BOOK REVIEW: Distracted: The Erosion of Attention and the Coming Dark Age
By Maggie Jackson
Prometheus Books, 2008, $25.95
The Old English meaning of the term "distraction" is "to tear apart," and author Maggie Jackson suggests that our current inability to sustain focus, connect, and develop shared memory is tearing apart our culture to the degree that she warns that we may be on the cusp of another Dark Age. "Only a society rich in memory and reflection can hope to build a culture of creativity, vision, and care," she states, averring that the splintering of focus demanded by the continuous interruptions of instant-messaging, the state of being always available made possible by the ubiquitous cell phone, and the preference by many for a virtual reality as opposed to person-to-person interactions is creating a society characterized by the erosion of "the most crucial building-block of wisdom, memory, and ultimately the key to societal progress" - attention.
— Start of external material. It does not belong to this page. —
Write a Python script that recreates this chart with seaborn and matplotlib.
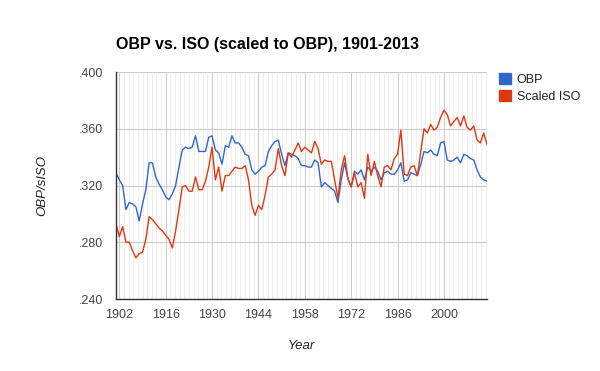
import numpy as np
import pandas as pd
import seaborn as sns
import matplotlib.pyplot as plt
from matplotlib.patches import Patch
from matplotlib.ticker import FuncFormatter, FixedLocator

# yearly values, 1901-2013
years = list(range(1901, 2014))
obp = [
    .329, .324, .320, .303, .308, .307, .305, .295, .307, .317,
    .336, .336, .326, .321, .317, .312, .310, .314, .320, .333,
    .345, .347, .346, .347, .355, .344, .344, .344, .354, .355,
    .345, .343, .335, .348, .347, .355, .350, .350, .347, .342,
    .341, .331, .328, .330, .333, .334, .344, .348, .351, .352,
    .342, .334, .343, .342, .341, .339, .334, .334, .333, .333,
    .338, .336, .319, .322, .320, .318, .316, .308, .324, .336,
    .325, .319, .330, .328, .331, .324, .333, .330, .333, .330,
    .324, .329, .330, .328, .328, .331, .336, .323, .324, .329,
    .328, .327, .335, .344, .343, .345, .342, .341, .350, .351,
    .338, .337, .338, .340, .336, .342, .341, .339, .338, .331,
    .326, .324, .323,
]
scaled_iso = [
    .293, .284, .291, .280, .280, .274, .269, .272, .273, .282,
    .298, .296, .293, .290, .288, .285, .282, .276, .288, .303,
    .319, .320, .316, .316, .326, .317, .317, .323, .333, .347,
    .324, .333, .316, .327, .327, .330, .333, .332, .332, .334,
    .324, .306, .299, .306, .303, .313, .326, .328, .331, .346,
    .334, .327, .343, .340, .345, .350, .344, .347, .345, .343,
    .351, .346, .335, .338, .337, .337, .324, .311, .331, .341,
    .325, .319, .329, .319, .322, .311, .342, .327, .337, .327,
    .319, .333, .334, .331, .339, .342, .359, .328, .327, .333,
    .334, .327, .344, .360, .357, .363, .359, .361, .368, .373,
    .370, .362, .365, .368, .362, .369, .361, .359, .362, .352,
    .350, .357, .349,
]
series_names = ["OBP", "Scaled ISO"]
colors = ["#3366CC", "#DC3912"]
x_ticks = [1902, 1916, 1930, 1944, 1958, 1972, 1986, 2000]
y_ticks = [.240, .280, .320, .360, .400]

df = pd.DataFrame({"Year": years * 2,
                   "value": obp + scaled_iso,
                   "series": [series_names[0]] * len(years) + [series_names[1]] * len(years)})

sns.set_style("white")
plt.rcParams["font.family"] = ["Liberation Sans", "DejaVu Sans"]

fig = plt.figure(figsize=(6, 3.71), dpi=100)
ax = fig.add_axes([116 / 600, 72 / 371, 371 / 600, 227 / 371])

# minor vertical gridlines (10 per major interval)
minor = np.arange(1902, 2014, 1.4)
ax.xaxis.set_minor_locator(FixedLocator(minor))
ax.grid(True, which="minor", axis="x", color="#eeeeee", linewidth=0.8)
ax.grid(True, which="major", color="#cccccc", linewidth=0.8)
ax.set_axisbelow(True)

sns.lineplot(data=df, x="Year", y="value", hue="series", palette=colors,
             linewidth=1.0, ax=ax, legend=False)

ax.set_xlim(1901, 2013)
ax.set_ylim(.240, .400)
ax.set_xticks(x_ticks)
ax.set_yticks(y_ticks)
ax.yaxis.set_major_formatter(FuncFormatter(lambda v, p: f"{v:.3f}".lstrip("0")))
ax.tick_params(axis="both", which="both", length=0, labelsize=9, colors="#444444")
ax.tick_params(axis="x", pad=7)
ax.tick_params(axis="y", pad=9)

for s in ["top", "right"]:
    ax.spines[s].set_visible(False)
for s in ["left", "bottom"]:
    ax.spines[s].set_color("#333333")
    ax.spines[s].set_linewidth(1.0)

ax.set_xlabel("Year", fontstyle="italic", fontsize=9.5, color="#222222", labelpad=14)
ax.set_ylabel("OBP/sISO", fontstyle="italic", fontsize=9.5, color="#222222", labelpad=22)

fig.text(116 / 600, 1 - 45 / 371, "OBP vs. ISO (scaled to OBP), 1901-2013",
         fontsize=11.5, fontweight="bold", color="#000000", va="center", ha="left")

handles = [Patch(facecolor=c, edgecolor=c, label=n) for c, n in zip(colors, series_names)]
fig.legend(handles=handles, loc="upper left", bbox_to_anchor=(488 / 600, 1 - 62 / 371),
           frameon=False, fontsize=9, handlelength=0.9, handleheight=0.9,
           handletextpad=0.5, labelspacing=0.35, labelcolor="#222222")

fig.savefig("out.png", dpi=100)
Maggie Jackson, a former foreign columnist and national correspondent for the Associated Press, is an award-winning author and journalist and writes a column for the Boston Sunday Globe. She has contributed to the New York Times and Working Mother and is the author of What's Happening to Home: Balancing Work, Life and Refuge in the Information Age.
"We are on the cusp of an astonishing time, and on the edge of darkness . . . We now hold the potential to know, shape and utilize a full quiver of attentional skills to combat a spreading culture of distraction . . . We can create a culture of attention, recover the ability to pause, focus, connect, judge, and enter deeply into a relationship or an idea, or we can slip into numb days of easy diffusion and detachment." Jackson says that the choice is ours, but the first step in making any choice is the awareness that we need to make one, and this important book sets the alternatives before us with a call to action that we resist at our peril.